_What the exercise asks_. Below is a block of records; repeat each one exactly.

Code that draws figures
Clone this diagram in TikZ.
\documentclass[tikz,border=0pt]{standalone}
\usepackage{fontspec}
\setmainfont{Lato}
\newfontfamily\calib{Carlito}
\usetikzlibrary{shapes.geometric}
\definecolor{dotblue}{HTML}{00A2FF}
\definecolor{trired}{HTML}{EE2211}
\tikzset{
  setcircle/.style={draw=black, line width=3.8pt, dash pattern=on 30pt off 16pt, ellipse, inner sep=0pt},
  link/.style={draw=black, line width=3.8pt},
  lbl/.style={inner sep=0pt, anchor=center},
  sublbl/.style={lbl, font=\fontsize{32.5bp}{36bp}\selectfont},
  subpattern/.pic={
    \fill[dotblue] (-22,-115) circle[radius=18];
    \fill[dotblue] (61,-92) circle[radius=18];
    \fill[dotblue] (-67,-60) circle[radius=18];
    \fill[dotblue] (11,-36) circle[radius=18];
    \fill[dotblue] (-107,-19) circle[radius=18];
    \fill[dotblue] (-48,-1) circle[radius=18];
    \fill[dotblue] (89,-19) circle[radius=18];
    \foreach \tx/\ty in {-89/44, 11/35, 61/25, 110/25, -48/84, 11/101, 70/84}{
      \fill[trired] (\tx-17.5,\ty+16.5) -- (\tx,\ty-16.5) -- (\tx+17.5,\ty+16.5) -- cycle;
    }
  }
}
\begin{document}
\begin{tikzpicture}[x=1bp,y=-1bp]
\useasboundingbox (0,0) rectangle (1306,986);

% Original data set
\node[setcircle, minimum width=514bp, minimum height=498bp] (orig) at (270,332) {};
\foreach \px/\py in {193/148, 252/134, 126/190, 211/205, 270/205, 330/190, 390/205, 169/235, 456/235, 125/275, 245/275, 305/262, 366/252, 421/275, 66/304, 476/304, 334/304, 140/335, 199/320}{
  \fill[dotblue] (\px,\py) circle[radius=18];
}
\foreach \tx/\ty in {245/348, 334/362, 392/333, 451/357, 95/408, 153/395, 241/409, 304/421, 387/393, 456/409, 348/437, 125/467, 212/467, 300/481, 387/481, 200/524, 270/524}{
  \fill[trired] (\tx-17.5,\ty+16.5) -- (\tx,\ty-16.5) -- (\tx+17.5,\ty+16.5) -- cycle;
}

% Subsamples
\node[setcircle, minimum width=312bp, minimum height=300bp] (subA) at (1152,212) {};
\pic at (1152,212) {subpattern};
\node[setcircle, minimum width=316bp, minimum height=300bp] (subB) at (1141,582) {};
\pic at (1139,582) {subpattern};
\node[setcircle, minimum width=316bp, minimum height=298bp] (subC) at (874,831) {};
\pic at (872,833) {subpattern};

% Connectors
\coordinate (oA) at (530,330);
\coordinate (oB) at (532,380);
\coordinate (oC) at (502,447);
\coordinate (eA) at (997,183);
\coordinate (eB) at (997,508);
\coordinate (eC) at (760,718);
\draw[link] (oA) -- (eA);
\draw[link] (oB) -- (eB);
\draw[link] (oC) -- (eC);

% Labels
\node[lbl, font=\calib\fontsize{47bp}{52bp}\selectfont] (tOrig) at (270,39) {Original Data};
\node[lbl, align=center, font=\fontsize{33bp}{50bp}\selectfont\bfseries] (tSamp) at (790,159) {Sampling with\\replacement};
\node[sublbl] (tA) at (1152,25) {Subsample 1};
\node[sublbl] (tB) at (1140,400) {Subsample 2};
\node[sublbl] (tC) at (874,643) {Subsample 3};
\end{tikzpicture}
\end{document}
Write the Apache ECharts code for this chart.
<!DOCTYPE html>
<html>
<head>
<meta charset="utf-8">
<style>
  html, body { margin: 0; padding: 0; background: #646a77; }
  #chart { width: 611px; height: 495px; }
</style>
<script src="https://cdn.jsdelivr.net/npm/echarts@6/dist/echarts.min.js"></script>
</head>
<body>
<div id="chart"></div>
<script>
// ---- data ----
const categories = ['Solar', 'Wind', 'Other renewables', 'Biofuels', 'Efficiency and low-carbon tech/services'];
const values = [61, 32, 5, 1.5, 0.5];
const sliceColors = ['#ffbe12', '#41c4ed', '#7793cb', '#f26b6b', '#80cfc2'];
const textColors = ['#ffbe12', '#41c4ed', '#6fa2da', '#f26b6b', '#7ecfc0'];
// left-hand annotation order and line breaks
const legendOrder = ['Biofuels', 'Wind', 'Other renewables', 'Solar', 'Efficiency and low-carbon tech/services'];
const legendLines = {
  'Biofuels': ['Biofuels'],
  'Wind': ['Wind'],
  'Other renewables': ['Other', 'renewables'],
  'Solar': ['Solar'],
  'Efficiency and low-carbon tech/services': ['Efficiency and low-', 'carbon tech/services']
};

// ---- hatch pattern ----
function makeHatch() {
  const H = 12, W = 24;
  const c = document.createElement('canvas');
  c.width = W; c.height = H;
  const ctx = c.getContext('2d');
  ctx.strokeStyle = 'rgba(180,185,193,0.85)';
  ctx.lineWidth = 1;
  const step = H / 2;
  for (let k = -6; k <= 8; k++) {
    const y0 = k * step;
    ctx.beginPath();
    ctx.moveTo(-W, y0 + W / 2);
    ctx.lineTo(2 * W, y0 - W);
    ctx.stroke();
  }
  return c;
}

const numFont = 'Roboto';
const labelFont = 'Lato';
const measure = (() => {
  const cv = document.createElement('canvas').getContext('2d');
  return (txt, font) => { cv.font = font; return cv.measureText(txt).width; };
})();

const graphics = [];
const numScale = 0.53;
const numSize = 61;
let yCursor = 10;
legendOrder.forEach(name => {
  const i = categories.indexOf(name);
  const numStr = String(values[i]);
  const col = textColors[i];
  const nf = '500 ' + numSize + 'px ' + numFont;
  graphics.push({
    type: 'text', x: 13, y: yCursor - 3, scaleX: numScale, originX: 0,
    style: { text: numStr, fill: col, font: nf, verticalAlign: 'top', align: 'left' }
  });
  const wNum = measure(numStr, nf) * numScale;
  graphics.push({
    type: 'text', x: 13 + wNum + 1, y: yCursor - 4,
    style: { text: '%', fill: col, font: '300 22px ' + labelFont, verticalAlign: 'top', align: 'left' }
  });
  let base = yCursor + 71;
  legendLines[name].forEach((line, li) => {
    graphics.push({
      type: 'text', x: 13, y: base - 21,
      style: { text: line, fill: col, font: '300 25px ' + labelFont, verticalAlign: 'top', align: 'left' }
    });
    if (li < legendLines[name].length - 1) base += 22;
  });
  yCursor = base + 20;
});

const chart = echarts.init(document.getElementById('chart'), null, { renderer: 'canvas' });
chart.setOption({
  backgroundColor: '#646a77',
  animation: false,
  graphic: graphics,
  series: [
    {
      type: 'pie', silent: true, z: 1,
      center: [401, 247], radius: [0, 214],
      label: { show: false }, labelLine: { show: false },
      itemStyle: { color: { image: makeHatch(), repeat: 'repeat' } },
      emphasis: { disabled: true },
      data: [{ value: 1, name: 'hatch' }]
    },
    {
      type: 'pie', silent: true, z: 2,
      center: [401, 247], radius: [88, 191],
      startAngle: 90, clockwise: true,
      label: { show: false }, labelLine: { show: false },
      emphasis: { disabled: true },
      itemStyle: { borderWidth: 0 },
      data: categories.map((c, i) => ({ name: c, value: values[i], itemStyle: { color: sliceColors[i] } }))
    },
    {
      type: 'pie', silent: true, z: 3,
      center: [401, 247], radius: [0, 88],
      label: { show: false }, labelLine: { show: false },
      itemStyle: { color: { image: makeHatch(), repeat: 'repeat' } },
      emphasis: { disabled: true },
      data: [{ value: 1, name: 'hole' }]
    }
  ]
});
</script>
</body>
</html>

_Result_.
Clone this diagram in TikZ.
\documentclass[tikz,border=0pt]{standalone}
\usepackage{fontspec}
\setmainfont{Lato}
\newfontfamily\calib{Carlito}
\usetikzlibrary{shapes.geometric}
\definecolor{dotblue}{HTML}{00A2FF}
\definecolor{trired}{HTML}{EE2211}
\tikzset{
  setcircle/.style={draw=black, line width=3.8pt, dash pattern=on 30pt off 16pt, ellipse, inner sep=0pt},
  link/.style={draw=black, line width=3.8pt},
  lbl/.style={inner sep=0pt, anchor=center},
  sublbl/.style={lbl, font=\fontsize{32.5bp}{36bp}\selectfont},
  subpattern/.pic={
    \fill[dotblue] (-22,-115) circle[radius=18];
    \fill[dotblue] (61,-92) circle[radius=18];
    \fill[dotblue] (-67,-60) circle[radius=18];
    \fill[dotblue] (11,-36) circle[radius=18];
    \fill[dotblue] (-107,-19) circle[radius=18];
    \fill[dotblue] (-48,-1) circle[radius=18];
    \fill[dotblue] (89,-19) circle[radius=18];
    \foreach \tx/\ty in {-89/44, 11/35, 61/25, 110/25, -48/84, 11/101, 70/84}{
      \fill[trired] (\tx-17.5,\ty+16.5) -- (\tx,\ty-16.5) -- (\tx+17.5,\ty+16.5) -- cycle;
    }
  }
}
\begin{document}
\begin{tikzpicture}[x=1bp,y=-1bp]
\useasboundingbox (0,0) rectangle (1306,986);

% Original data set
\node[setcircle, minimum width=514bp, minimum height=498bp] (orig) at (270,332) {};
\foreach \px/\py in {193/148, 252/134, 126/190, 211/205, 270/205, 330/190, 390/205, 169/235, 456/235, 125/275, 245/275, 305/262, 366/252, 421/275, 66/304, 476/304, 334/304, 140/335, 199/320}{
  \fill[dotblue] (\px,\py) circle[radius=18];
}
\foreach \tx/\ty in {245/348, 334/362, 392/333, 451/357, 95/408, 153/395, 241/409, 304/421, 387/393, 456/409, 348/437, 125/467, 212/467, 300/481, 387/481, 200/524, 270/524}{
  \fill[trired] (\tx-17.5,\ty+16.5) -- (\tx,\ty-16.5) -- (\tx+17.5,\ty+16.5) -- cycle;
}

% Subsamples
\node[setcircle, minimum width=312bp, minimum height=300bp] (subA) at (1152,212) {};
\pic at (1152,212) {subpattern};
\node[setcircle, minimum width=316bp, minimum height=300bp] (subB) at (1141,582) {};
\pic at (1139,582) {subpattern};
\node[setcircle, minimum width=316bp, minimum height=298bp] (subC) at (874,831) {};
\pic at (872,833) {subpattern};

% Connectors
\coordinate (oA) at (530,330);
\coordinate (oB) at (532,380);
\coordinate (oC) at (502,447);
\coordinate (eA) at (997,183);
\coordinate (eB) at (997,508);
\coordinate (eC) at (760,718);
\draw[link] (oA) -- (eA);
\draw[link] (oB) -- (eB);
\draw[link] (oC) -- (eC);

% Labels
\node[lbl, font=\calib\fontsize{47bp}{52bp}\selectfont] (tOrig) at (270,39) {Original Data};
\node[lbl, align=center, font=\fontsize{33bp}{50bp}\selectfont\bfseries] (tSamp) at (790,159) {Sampling with\\replacement};
\node[sublbl] (tA) at (1152,25) {Subsample 1};
\node[sublbl] (tB) at (1140,400) {Subsample 2};
\node[sublbl] (tC) at (874,643) {Subsample 3};
\end{tikzpicture}
\end{document}
Write the Apache ECharts code for this chart.
<!DOCTYPE html>
<html>
<head>
<meta charset="utf-8">
<style>
  html, body { margin: 0; padding: 0; background: #646a77; }
  #chart { width: 611px; height: 495px; }
</style>
<script src="https://cdn.jsdelivr.net/npm/echarts@6/dist/echarts.min.js"></script>
</head>
<body>
<div id="chart"></div>
<script>
// ---- data ----
const categories = ['Solar', 'Wind', 'Other renewables', 'Biofuels', 'Efficiency and low-carbon tech/services'];
const values = [61, 32, 5, 1.5, 0.5];
const sliceColors = ['#ffbe12', '#41c4ed', '#7793cb', '#f26b6b', '#80cfc2'];
const textColors = ['#ffbe12', '#41c4ed', '#6fa2da', '#f26b6b', '#7ecfc0'];
// left-hand annotation order and line breaks
const legendOrder = ['Biofuels', 'Wind', 'Other renewables', 'Solar', 'Efficiency and low-carbon tech/services'];
const legendLines = {
  'Biofuels': ['Biofuels'],
  'Wind': ['Wind'],
  'Other renewables': ['Other', 'renewables'],
  'Solar': ['Solar'],
  'Efficiency and low-carbon tech/services': ['Efficiency and low-', 'carbon tech/services']
};

// ---- hatch pattern ----
function makeHatch() {
  const H = 12, W = 24;
  const c = document.createElement('canvas');
  c.width = W; c.height = H;
  const ctx = c.getContext('2d');
  ctx.strokeStyle = 'rgba(180,185,193,0.85)';
  ctx.lineWidth = 1;
  const step = H / 2;
  for (let k = -6; k <= 8; k++) {
    const y0 = k * step;
    ctx.beginPath();
    ctx.moveTo(-W, y0 + W / 2);
    ctx.lineTo(2 * W, y0 - W);
    ctx.stroke();
  }
  return c;
}

const numFont = 'Roboto';
const labelFont = 'Lato';
const measure = (() => {
  const cv = document.createElement('canvas').getContext('2d');
  return (txt, font) => { cv.font = font; return cv.measureText(txt).width; };
})();

const graphics = [];
const numScale = 0.53;
const numSize = 61;
let yCursor = 10;
legendOrder.forEach(name => {
  const i = categories.indexOf(name);
  const numStr = String(values[i]);
  const col = textColors[i];
  const nf = '500 ' + numSize + 'px ' + numFont;
  graphics.push({
    type: 'text', x: 13, y: yCursor - 3, scaleX: numScale, originX: 0,
    style: { text: numStr, fill: col, font: nf, verticalAlign: 'top', align: 'left' }
  });
  const wNum = measure(numStr, nf) * numScale;
  graphics.push({
    type: 'text', x: 13 + wNum + 1, y: yCursor - 4,
    style: { text: '%', fill: col, font: '300 22px ' + labelFont, verticalAlign: 'top', align: 'left' }
  });
  let base = yCursor + 71;
  legendLines[name].forEach((line, li) => {
    graphics.push({
      type: 'text', x: 13, y: base - 21,
      style: { text: line, fill: col, font: '300 25px ' + labelFont, verticalAlign: 'top', align: 'left' }
    });
    if (li < legendLines[name].length - 1) base += 22;
  });
  yCursor = base + 20;
});

const chart = echarts.init(document.getElementById('chart'), null, { renderer: 'canvas' });
chart.setOption({
  backgroundColor: '#646a77',
  animation: false,
  graphic: graphics,
  series: [
    {
      type: 'pie', silent: true, z: 1,
      center: [401, 247], radius: [0, 214],
      label: { show: false }, labelLine: { show: false },
      itemStyle: { color: { image: makeHatch(), repeat: 'repeat' } },
      emphasis: { disabled: true },
      data: [{ value: 1, name: 'hatch' }]
    },
    {
      type: 'pie', silent: true, z: 2,
      center: [401, 247], radius: [88, 191],
      startAngle: 90, clockwise: true,
      label: { show: false }, labelLine: { show: false },
      emphasis: { disabled: true },
      itemStyle: { borderWidth: 0 },
      data: categories.map((c, i) => ({ name: c, value: values[i], itemStyle: { color: sliceColors[i] } }))
    },
    {
      type: 'pie', silent: true, z: 3,
      center: [401, 247], radius: [0, 88],
      label: { show: false }, labelLine: { show: false },
      itemStyle: { color: { image: makeHatch(), repeat: 'repeat' } },
      emphasis: { disabled: true },
      data: [{ value: 1, name: 'hole' }]
    }
  ]
});
</script>
</body>
</html>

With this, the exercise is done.